One of the nice things about the fish sell is that it has all the bells and whistles turned on by default. Very little configuration is needed to have a pleasant environment. My fish configuration is limited to a handful of convenience functions (AKA aliases) e.g., to update my system or ssh to a particular computer.

I use Git and GitHub for revision control

I don't particularly like git, but since everyone uses it I don't feel like I have much of a choice. If it were up to me I would use something simpler like mercurial but it's not so I use git. It is much more complicated and frustrating than it needs to be, but it doesn't suck once you get the hang of it.

Git customization

I mostly use git from a terminal, but I often launch graphical tools from the command line, e.g., gitg for viewing history and meld for viewing and merging diffs.

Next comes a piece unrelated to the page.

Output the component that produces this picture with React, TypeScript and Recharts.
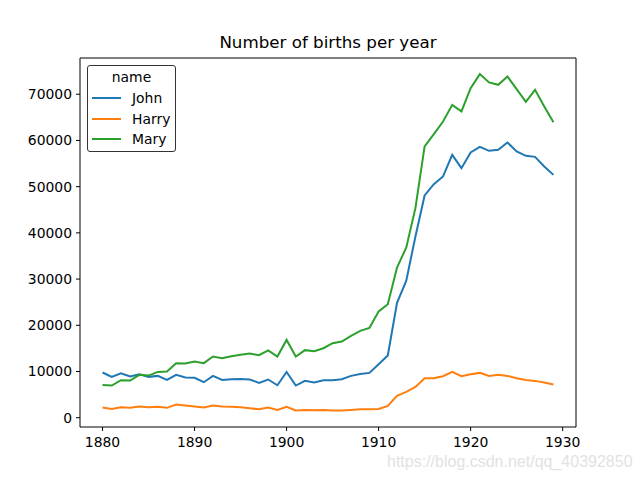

Commonalities and alternatives

If you've read this far you must be really interested in tools for working with data! While I hope it was interesting to read about my choices, I encourage you to try out some alternatives and pick a set of tools that works well for you.

In reflecting on my own tool choices I notice that customization and community activity are key values for me. For example, I like R not so much because of the design of the language, but because it is flexible and has an active community building and sharing tools in the form of R packages. Similarly, I value Emacs because it is easy to configure and because there is an active community developing Emacs packages. I value these tools not because of their design per se., but because they are actually platforms that their user and developer communities have built tools on top of. The downside of this preference for power and flexibility is that these tools are often complex. Some people prefer simpler tools, e.g., Stata instead of R or Jupyter Notebooks instead of Emacs with Org mode, and that is perfectly reasonable.

My data science tools workshop notes describe some alternative tools and is a good place to start if you're not sure what you should use for a particular task.